2.2.1. Feature extraction from feature maps

As described above the strategy used in feature extraction was to obtain a small number of feature maps by tuning the number of layers (k) that were re-trained using the target custom dataset. This resulted in reducing the number of feature maps responsible for classification from 512 to a small number. The value of k ranged between 1 (the layer closest to the first dense classification layer) to 3 (the layer furthest away from the dense layers) in block 5 of the VGG -16 architecture. The value of k that yielded the highest accuracy on the validation dataset was used to identify feature maps that consisted entirely of zero-valued activations. These feature maps were filtered out and the remaining maps were selected for feature extraction. We also validated the subset of feature maps that were selected against the set of feature maps F produced by VGG-16 without tuning – i.e., the original features maps at the last convolutional layer. With n as the number of feature maps produced by finetuning we randomly selected 2n, 3n, 4n, ….,mn feature maps from F and then for each subset selected we again evaluated the accuracy across the validation set. The integer m is given by m=floor(128/n) from set F where floor returns the smallest multiple of n that is smaller than 128. The rationale here was to demonstrate that the features returned from finetuning were far superior to randomly selecting up to a large fraction (25%) of the features from the original VGG-16 model without finetuning. In both datasets that we experimented with we found that the feature maps returned from feature selection were far superior to that of random selection from the original set F. In section 3 we present the detailed results of this experiment.

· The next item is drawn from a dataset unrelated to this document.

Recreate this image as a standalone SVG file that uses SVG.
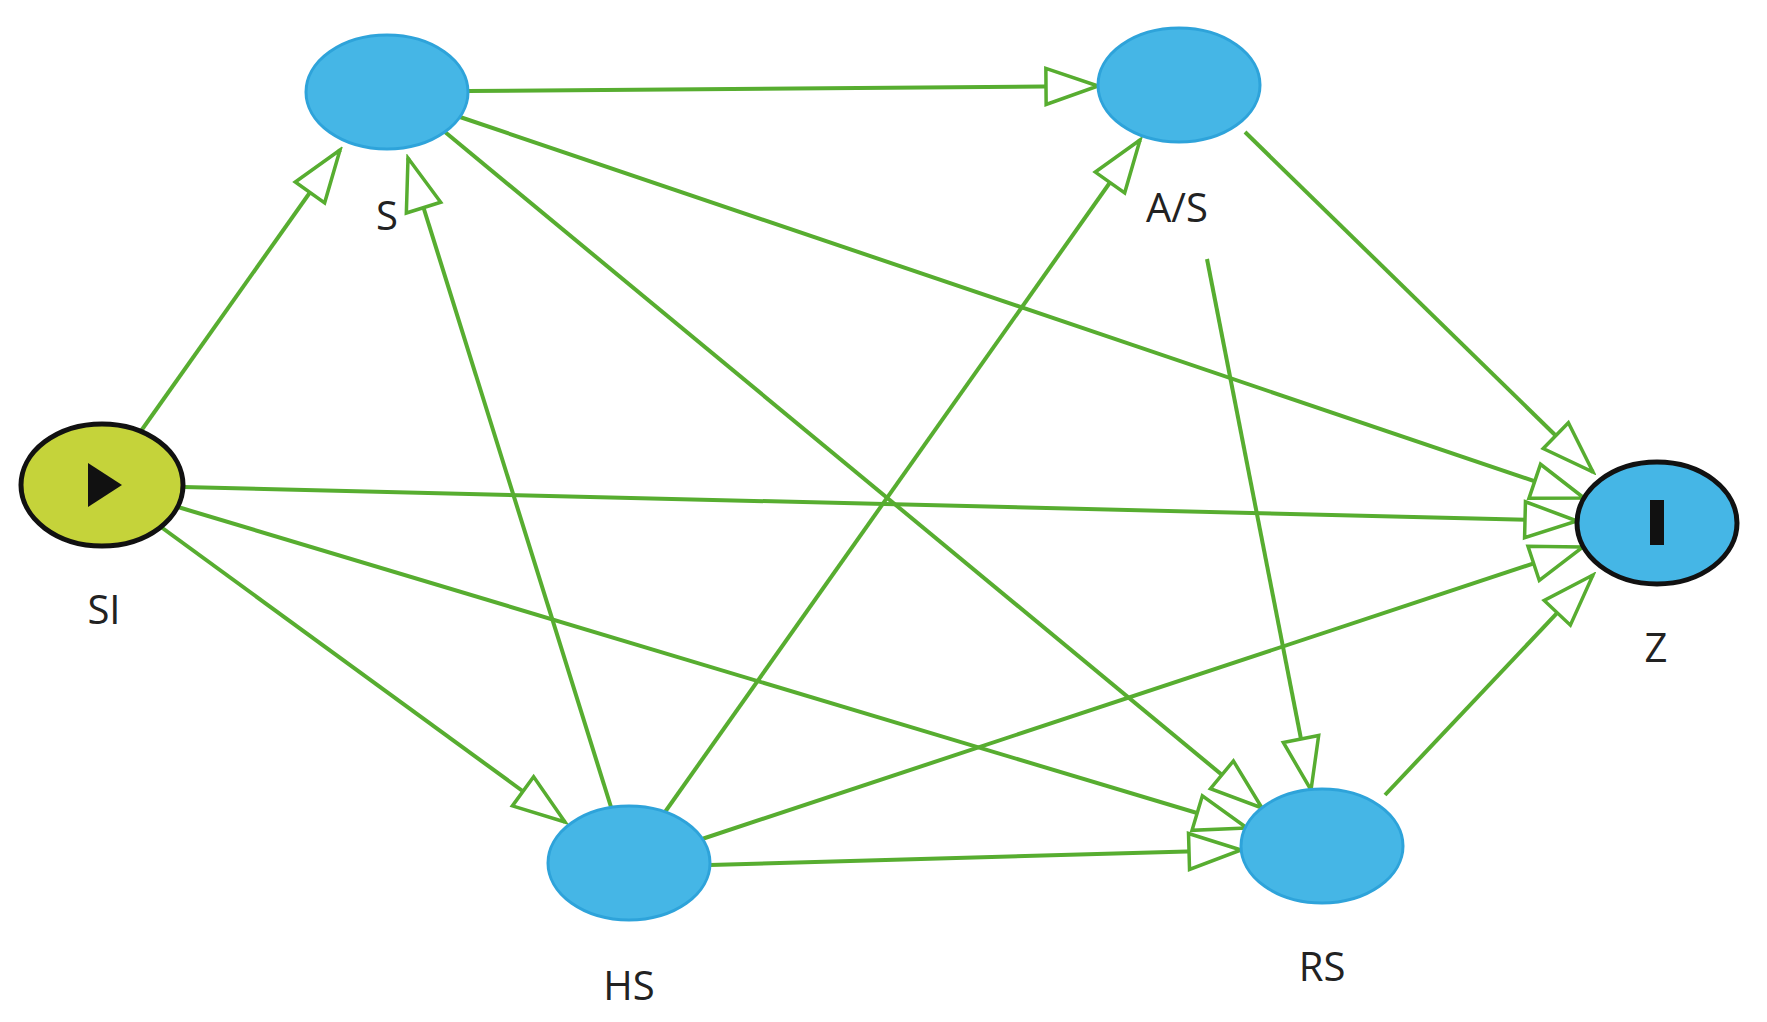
<svg xmlns="http://www.w3.org/2000/svg" width="1767" height="1022" viewBox="0 0 1767 1022">
<style>
.e{stroke:#57ad30;stroke-width:4;fill:none;marker-end:url(#a)}
.n{fill:#45b6e6;stroke:#2ea3da;stroke-width:3}
.t{font-family:"Open Sans","DejaVu Sans",sans-serif;font-size:40px;fill:#222;text-anchor:middle}
</style>
<defs>
<marker id="a" markerUnits="userSpaceOnUse" viewBox="-56 -22 60 44" refX="0" refY="0" markerWidth="60" markerHeight="44" orient="auto">
<path d="M0,0 L-52,-18 L-52,18 Z" fill="#fff" stroke="#57ad30" stroke-width="3.5"/>
</marker>
</defs>
<rect width="1767" height="1022" fill="#fff"/>
<g id="connectors">
<line class="e" x1="141" y1="431" x2="340" y2="150"/>
<line class="e" x1="183" y1="487" x2="1577" y2="521"/>
<line class="e" x1="161" y1="527" x2="565" y2="822"/>
<line class="e" x1="178" y1="507" x2="1247" y2="828"/>
<line class="e" x1="468" y1="91" x2="1098" y2="86"/>
<line class="e" x1="460" y1="117" x2="1584" y2="498"/>
<line class="e" x1="445" y1="132" x2="1262" y2="808"/>
<line class="e" x1="611" y1="807" x2="408" y2="158"/>
<line class="e" x1="665" y1="812" x2="1140" y2="140"/>
<line class="e" x1="702" y1="839" x2="1583" y2="547"/>
<line class="e" x1="710" y1="865" x2="1241" y2="850"/>
<line class="e" x1="1245" y1="132" x2="1593" y2="472"/>
<line class="e" x1="1207" y1="259" x2="1311" y2="790"/>
<line class="e" x1="1385" y1="795" x2="1593" y2="575"/>
</g>
<g id="S"><ellipse class="n" cx="387" cy="92" rx="81" ry="57"/><text class="t" x="387" y="230">S</text></g>
<g id="AS"><ellipse class="n" cx="1179" cy="85" rx="81" ry="57"/><text class="t" x="1177" y="222">A/S</text></g>
<g id="SI"><ellipse cx="102" cy="485" rx="81" ry="61" fill="#c5d33a" stroke="#111" stroke-width="5"/><path d="M88,463 L122,485 L88,507 Z" fill="#111"/><text class="t" x="104" y="624">SI</text></g>
<g id="Z"><ellipse cx="1657" cy="523" rx="80" ry="61" fill="#45b6e6" stroke="#111" stroke-width="5"/><rect x="1650" y="500" width="14" height="45" fill="#111"/><text class="t" x="1656" y="662">Z</text></g>
<g id="HS"><ellipse class="n" cx="629" cy="863" rx="81" ry="57"/><text class="t" x="629" y="1000">HS</text></g>
<g id="RS"><ellipse class="n" cx="1322" cy="846" rx="81" ry="57"/><text class="t" x="1322" y="981">RS</text></g>
</svg>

The next step of the methodology was to apply bilinear interpolation to scale each feature map (which is of size 8 by 8 for VGG-16) to the size of the original images (which is of size 128 by 128) for both datasets that we used. The intention here was to superimpose selected feature maps on the source images. Such superposition would enable us to identify which regions from the source images were responsible for classification by the CNN model. Having performed the superposition, we next performed a binarization operation to isolate significant regions from non-significant ones. To implement this, we used a threshold of 90% on the intensity of pixels to binarize the image. That is, we selected 90% of the brightest pixels from the superposed image to identify the areas of each image that were critical to classification by the CNN, which we term the critical region.

The contours of the critical region was then extracted for each feature map yielded irregular shapes which could not easily be represented by scalar features. To produce scalar features, we constructed the minimum bounding box that enclosed the critical region. With the minimum bounding box in place, we computed three scalar measures from it, namely aspect ratio, perimeter and area. These three measures taken together provide rotation invariancy of the critical region as they capture inherent geometry that is insensitive to the angular positioning of the critical region.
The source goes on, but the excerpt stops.